The ISM factory index climbed to 53.8 in June from 51.4 the month before. Economists had forecast the index to be unchanged. A component of the survey showed that inventory levels held at their lowest level this year.
``If the ISM is telling us correctly that the inventory slowdown is over, then it is quite likely that bond yield will rise,'' said Jim O'Neill, head of global economic research at Goldman Sachs Group Inc. in London.
U.S. employers probably added 192,000 workers to payrolls in June compared with an increase of 78,000 in May, according to the median estimate of 57 economists in a Bloomberg survey. The monthly average has been 179,600 this year. The Labor Department will release the figures on July 8.
Fed Target
``We continue to look for a 4.25 percent year-end funds rate target and a 5 percent rate by the middle of next year,'' economists at Bear Stearns & Co in New York led by John Ryding said in a research report dated July 1. ``The bond market is significantly underestimating the degree of rate adjustment that lies ahead.''
Ried, Thunberg & Co.'s weekly index of investor sentiment toward Treasuries through September rose to 46 last week from 43 a week earlier. A number below 50 signals expectations for a decline. The 36 international investors polled by the Jersey City, New Jersey-based bond research firm manage $1.34 trillion.
Relative Value
Any decline in Treasuries may be tempered by international investors buying U.S. debt in search of higher yield.
Ten-year Treasuries yield 88 basis points more than German government bonds with the same maturity. As recently as September, there was no difference in the yield. U.S. 10-year notes yield 283 basis points more than 10-year Japanese government bonds, up from 250 basis points in September.
``European yields have risen along with U.S. yields but not at the same pace,'' said Peter Scobie, who helps manage the equivalent of $2.4 billion in cash and bonds at AMP Capital Investors (NZ) in Wellington. ``That makes U.S. Treasuries appear better value.'' Ten-year yields may fall to 4 percent this week, he said.

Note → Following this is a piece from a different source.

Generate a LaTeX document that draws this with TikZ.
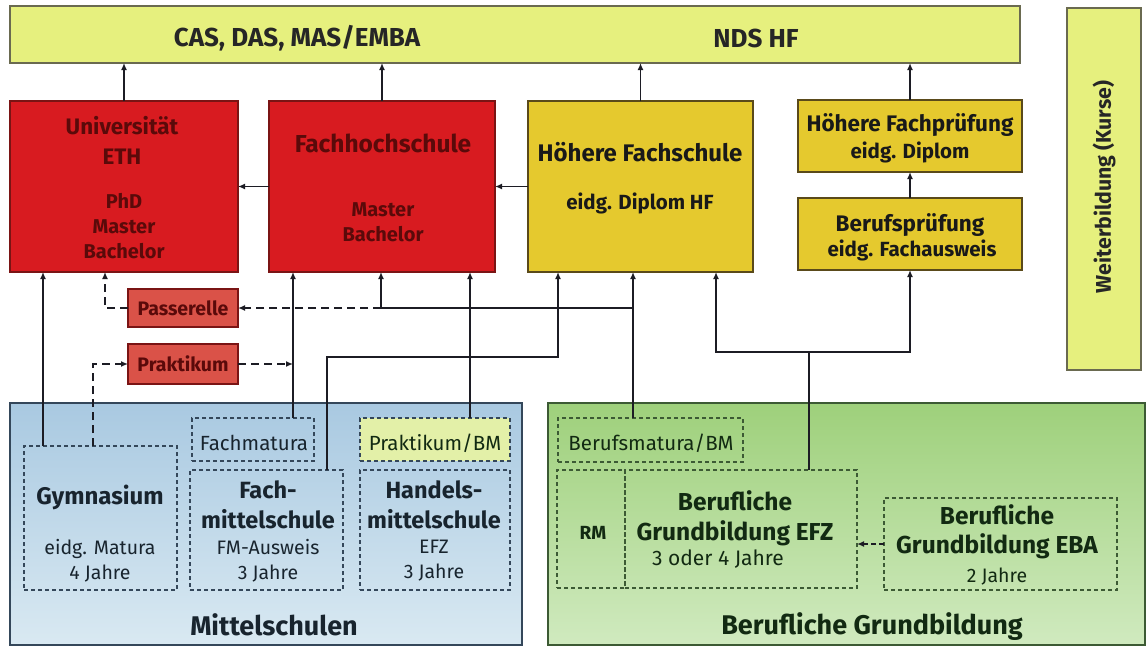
\documentclass[tikz,border=0pt]{standalone}
\usepackage{fontspec}
\setmainfont{Fira Sans}
\usetikzlibrary{arrows.meta}
\definecolor{barc}{HTML}{E6F07E}
\definecolor{bard}{HTML}{6A6A50}
\definecolor{redc}{HTML}{D81B20}
\definecolor{redl}{HTML}{DA5248}
\definecolor{redd}{HTML}{7A1414}
\definecolor{yelc}{HTML}{E5C92E}
\definecolor{yeld}{HTML}{5A4A1A}
\definecolor{bluet}{HTML}{A9C9E1}
\definecolor{blueb}{HTML}{D9E9F2}
\definecolor{blued}{HTML}{34475A}
\definecolor{greent}{HTML}{9ED07B}
\definecolor{greenb}{HTML}{D0EABF}
\definecolor{greend}{HTML}{3C5A34}
\definecolor{pbmc}{HTML}{E3F0A8}
\definecolor{redtxt}{HTML}{5A0A0A}
\definecolor{navy}{HTML}{18242E}
\definecolor{dgreen}{HTML}{122A12}
\definecolor{linec}{HTML}{1C1C24}
\newcommand\myfs[2]{\fontsize{#1}{#2}\selectfont}
\begin{document}
\begin{tikzpicture}[x=1pt,y=-1pt,
  sz/.style 2 args={minimum width=#1pt, minimum height=#2pt, inner sep=0pt, outer sep=0pt},
  barbox/.style={draw=bard, fill=barc, line width=1.4pt},
  redbox/.style={draw=redd, fill=redc, line width=1.8pt},
  redsm/.style={draw=redd, fill=redl, line width=1.8pt},
  yelbox/.style={draw=yeld, fill=yelc, line width=1.8pt},
  bluepanel/.style={draw=blued, line width=1.6pt, top color=bluet, bottom color=blueb},
  greenpanel/.style={draw=greend, line width=1.6pt, top color=greent, bottom color=greenb},
  dbox/.style={draw=#1, line width=1.5pt, dash pattern=on 4pt off 3pt},
  arr/.style={draw=linec, line width=1.8pt, -{Latex[length=7pt,width=6pt]}},
  darr/.style={arr, dash pattern=on 8pt off 5pt},
  txt/.style={align=center, inner sep=0pt, outer sep=0pt},
  bartxt/.style={txt, text=black!85, font=\bfseries\myfs{26}{28}},
  rtitle/.style={txt, text=redtxt, font=\bfseries\myfs{23}{30}},
  rsub/.style={txt, text=redtxt, font=\bfseries\myfs{20}{25}},
  ytitle/.style={txt, text=black!90, font=\bfseries\myfs{22.5}{26}},
  ysub/.style={txt, text=black!90, font=\bfseries\myfs{20.5}{25}},
  stxt/.style={txt, text=redtxt, font=\bfseries\myfs{19.5}{20}},
  btitle/.style={txt, text=#1, font=\bfseries\myfs{23.5}{30}},
  bsub/.style={txt, text=#1, font=\myfs{19.5}{25}},
  bsmall/.style={txt, text=#1, font=\myfs{20.5}{20}},
  blabel/.style={txt, text=#1, font=\bfseries\myfs{27}{30}}
]
\useasboundingbox (0,0) rectangle (1147,649);
\fill[white] (0,0) rectangle (1147,649);

% ---------- top bar and right bar
\node[barbox, sz={1010}{57}] (top) at (515,34.5) {};
\node[bartxt] (topA) at (297,38) {CAS, DAS, MAS/EMBA};
\node[bartxt] (topB) at (756,38) {NDS HF};
\node[barbox, sz={74}{362}] (wb) at (1104,189) {};
\node[bartxt, rotate=90, font=\bfseries\myfs{21.3}{24}] (wbT) at (1104,187) {Weiterbildung (Kurse)};

% ---------- tertiary boxes
\node[redbox, sz={228}{171}] (uni) at (124,186.5) {};
\node[rtitle, font=\bfseries\myfs{22.4}{30}] (uniA) at (122,140) {Universität\\ETH};
\node[rsub] (uniB) at (124,226) {PhD\\Master\\Bachelor};
\node[redbox, sz={226}{171}] (fh) at (382,186.5) {};
\node[rtitle, font=\bfseries\myfs{24.5}{30}] (fhA) at (383,143) {Fachhochschule};
\node[rsub] (fhB) at (383,222) {Master\\Bachelor};
\node[yelbox, sz={225}{171}] (hf) at (640.5,186.5) {};
\node[ytitle, font=\bfseries\myfs{24}{26}] (hfA) at (640,152) {Höhere Fachschule};
\node[ysub] (hfB) at (640,203) {eidg. Diplom HF};
\node[yelbox, sz={224}{72}] (hfp) at (910,136) {};
\node[ytitle] (hfpA) at (910,125) {Höhere Fachprüfung};
\node[ysub] (hfpB) at (910,152) {eidg. Diplom};
\node[yelbox, sz={224}{72}] (bp) at (910,234) {};
\node[ytitle] (bpA) at (910,225) {Berufsprüfung};
\node[ysub] (bpB) at (912,250) {eidg. Fachausweis};
\node[redsm, sz={110}{38}] (pass) at (183,308) {};
\node[stxt] (passT) at (183,308) {Passerelle};
\node[redsm, sz={110}{40}] (prak) at (183,364) {};
\node[stxt] (prakT) at (183,364) {Praktikum};

% ---------- Mittelschulen
\node[bluepanel, sz={512}{242}] (ms) at (266,524) {};
\node[dbox=blued, sz={153}{144}] (gym) at (100.5,518) {};
\node[btitle=navy, font=\bfseries\myfs{24}{30}] (gymA) at (100,497) {Gymnasium};
\node[bsub=navy] (gymB) at (100,561) {eidg. Matura\\4 Jahre};
\node[dbox=blued, sz={122}{43}] (fmat) at (253,439.5) {};
\node[bsmall=navy] (fmatT) at (254,443) {Fachmatura};
\node[dbox=blued, sz={153}{120}] (fms) at (266.5,530) {};
\node[btitle=navy] (fmsA) at (268,505) {Fach-\\mittelschule};
\node[bsub=navy] (fmsB) at (268,561) {FM-Ausweis\\3 Jahre};
\node[dbox=blued, fill=pbmc, sz={150}{43}] (pbm) at (435,439.5) {};
\node[bsmall=dgreen] (pbmT) at (435,443) {Praktikum/BM};
\node[dbox=blued, sz={150}{120}] (hms) at (435,530) {};
\node[btitle=navy] (hmsA) at (434,505) {Handels-\\mittelschule};
\node[bsub=navy] (hmsB) at (434,561) {EFZ\\3 Jahre};
\node[blabel=navy] (msT) at (274,625) {Mittelschulen};

% ---------- Berufliche Grundbildung
\node[greenpanel, sz={597}{242}] (bg) at (846.5,524) {};
\node[dbox=greend, sz={185}{44}] (bms) at (650.5,440) {};
\node[bsmall=dgreen] (bmsT) at (651,443) {Berufsmatura/BM};
\node[dbox=greend, sz={68}{118}] (rm) at (591,529) {};
\node[bsub=dgreen, font=\bfseries\myfs{19}{20}] (rmT) at (593,533) {RM};
\node[dbox=greend, sz={232}{118}] (efz) at (741,529) {};
\node[btitle=dgreen, font=\bfseries\myfs{24.5}{30}] (efzA) at (735,518) {Berufliche\\Grundbildung EFZ};
\node[bsub=dgreen, font=\myfs{21}{25}] (efzB) at (718,559) {3 oder 4 Jahre};
\node[dbox=greend, sz={233}{92}] (eba) at (1000.5,544) {};
\node[btitle=dgreen, font=\bfseries\myfs{24.5}{29}] (ebaA) at (997,532) {Berufliche\\Grundbildung EBA};
\node[bsub=dgreen] (ebaB) at (997,577) {2 Jahre};
\node[blabel=dgreen] (bgT) at (872,627) {Berufliche Grundbildung};

% ---------- helper coordinates
\coordinate (xA) at (43,0);
\coordinate (xB) at (93,0);
\coordinate (xC) at (293,0);
\coordinate (xH) at (105,0);
\coordinate (xI) at (327,0);
\coordinate (xJ) at (470,0);
\coordinate (xL) at (716,0);
\coordinate (j1) at (633,308);
\coordinate (j2) at (381,308);
\coordinate (j3) at (558,357);
\coordinate (j4) at (809,352);

% ---------- connectors
\draw[arr] (uni.north) -- (uni.north |- top.south);
\draw[arr] (fh.north) -- (fh.north |- top.south);
\draw[arr] (hf.north) -- (hf.north |- top.south);
\draw[arr] (hfp.north) -- (hfp.north |- top.south);
\draw[arr] (fh.west) -- (uni.east);
\draw[arr] (hf.west) -- (fh.east);
\draw[arr] (bp.north) -- (hfp.south);
\draw[arr] (gym.north -| xA) -- (uni.south -| xA);
\draw[darr] (gym.north -| xB) |- (prak.west);
\draw[darr] (prak.east) -- (prak.east -| xC);
\draw[arr] (fmat.north -| xC) -- (fh.south -| xC);
\draw[arr] (bms.north -| j1) -- (hf.south -| j1);
\draw[arr] (j1) -| (fh.south -| j2);
\draw[darr] (j2) -- (pass.east);
\draw[darr] (pass.west) -| (uni.south -| xH);
\draw[arr] (fms.north -| xI) |- (j3) -- (hf.south -| j3);
\draw[arr] (pbm.north -| xJ) -- (fh.south -| xJ);
\draw[draw=linec, line width=1.8pt] (efz.north -| j4) -- (j4);
\draw[arr] (j4) -| (hf.south -| xL);
\draw[arr] (j4) -| (bp.south);
\draw[darr, dash pattern=on 5pt off 3pt] (eba.west) -- (eba.west -| efz.east);
\end{tikzpicture}
\end{document}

Yields on December Eurodollar futures traded at 4.115 percent, up from 3.825 percent a month ago. The contract shows traders are increasing expectations about how high Fed policy makers will raise the overnight target rate in 2005.
The futures settle at a three-month lending rate that has averaged 21 basis points more than the Fed's target over the past 10 years.
``The real pessimists, those that believe there are no inflation pressures and that growth is deteriorating are slowly being proved wrong,'' said Jon Lee, a fixed-income strategist in London at Barclays Capital, the investment-banking unit of Barclays Plc. ``We're looking for higher yields.''
Ten-year U.S. yields may rise to 4.75 percent by the end of the year, said Lee.